• **PROBLEM TO SOLVE**
Skip all pictures, then copy the lines from the start of the data through the line with "(0,0) rectangle (1304,1073);", keeping both ends.
========
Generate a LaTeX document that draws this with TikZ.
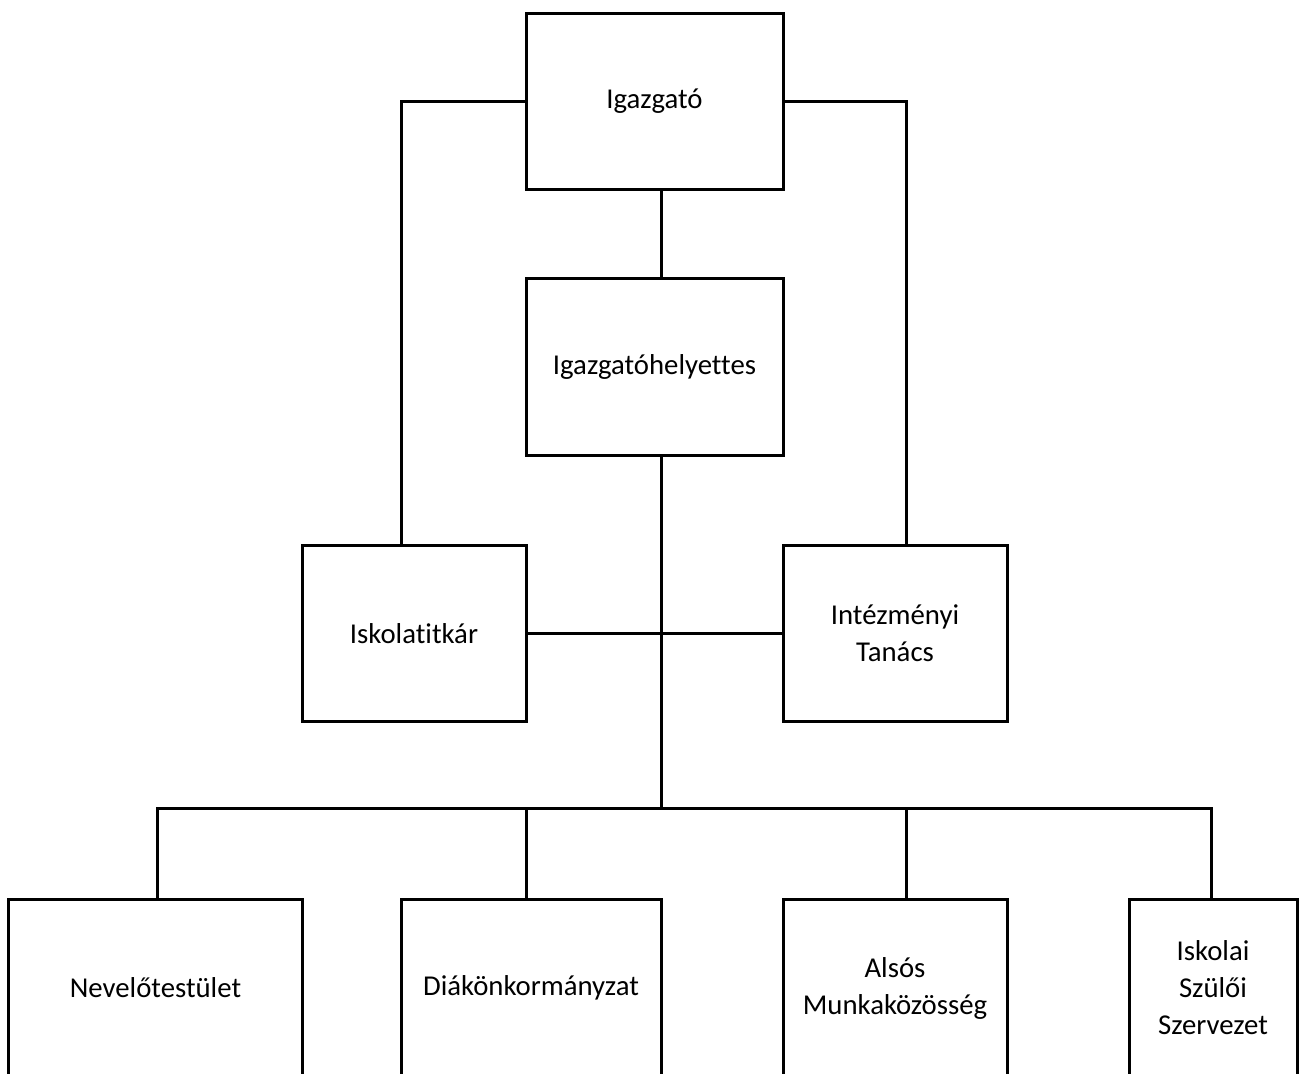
\documentclass[tikz,border=0pt]{standalone}
\usepackage{fontspec}
\setmainfont{Carlito}[Ligatures={NoCommon}]
\begin{document}
\begin{tikzpicture}[x=0.4pt,y=-0.4pt,line width=1.2pt]

        \clip (0,0) rectangle (1304,1073);

        \begin{scope}[every node/.style={draw, rectangle, align=center, inner sep=0pt,
            minimum height=70.6pt, font=\fontsize{11.5}{14.8}\selectfont}]
          \node[minimum width=102.8pt] (igazgato)  at (654.5,101.5) {Igazgató};
          \node[minimum width=102.8pt] (helyettes) at (654.5,367)   {Igazgatóhelyettes};
          \node[minimum width=89.6pt]  (titkar)    at (414,633.5)   {Iskolatitkár};
          \node[minimum width=89.6pt]  (tanacs)    at (895,633.5)   {Intézményi\\Tanács};
          \node[minimum width=117.2pt] (nevelo)    at (155.5,988)   {Nevelőtestület};
          \node[minimum width=104pt]   (diak)      at (531,988)     {Diákönkormányzat};
          \node[minimum width=89.6pt]  (alsos)     at (895,988)     {Alsós\\Munkaközösség};
          \node[minimum width=67.2pt]  (szuloi)    at (1213,988)    {Iskolai\\Szülői\\Szervezet};
        \end{scope}

        \coordinate (bus) at (661,808);

        \draw (igazgato.west) -| (titkar.north -| 401,0);
        \draw (igazgato.east) -| (tanacs.north -| 906,0);
        \draw (igazgato.south -| bus) -- (helyettes.north -| bus);
        \draw (helyettes.south -| bus) -- (bus);
        \draw (titkar.east) -- (tanacs.west);
        \draw (nevelo.north -| 157,0) |- (bus) -| (szuloi.north -| 1211,0);
        \draw (diak.north -| 526,0) -- (bus -| 526,0);
        \draw (alsos.north -| 906,0) -- (bus -| 906,0);

      \end{tikzpicture}
\end{document}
========
• **RESULT**
Generate a LaTeX document that draws this with TikZ.
\documentclass[tikz,border=0pt]{standalone}
\usepackage{fontspec}
\setmainfont{Carlito}[Ligatures={NoCommon}]
\begin{document}
\begin{tikzpicture}[x=0.4pt,y=-0.4pt,line width=1.2pt]

        \clip (0,0) rectangle (1304,1073);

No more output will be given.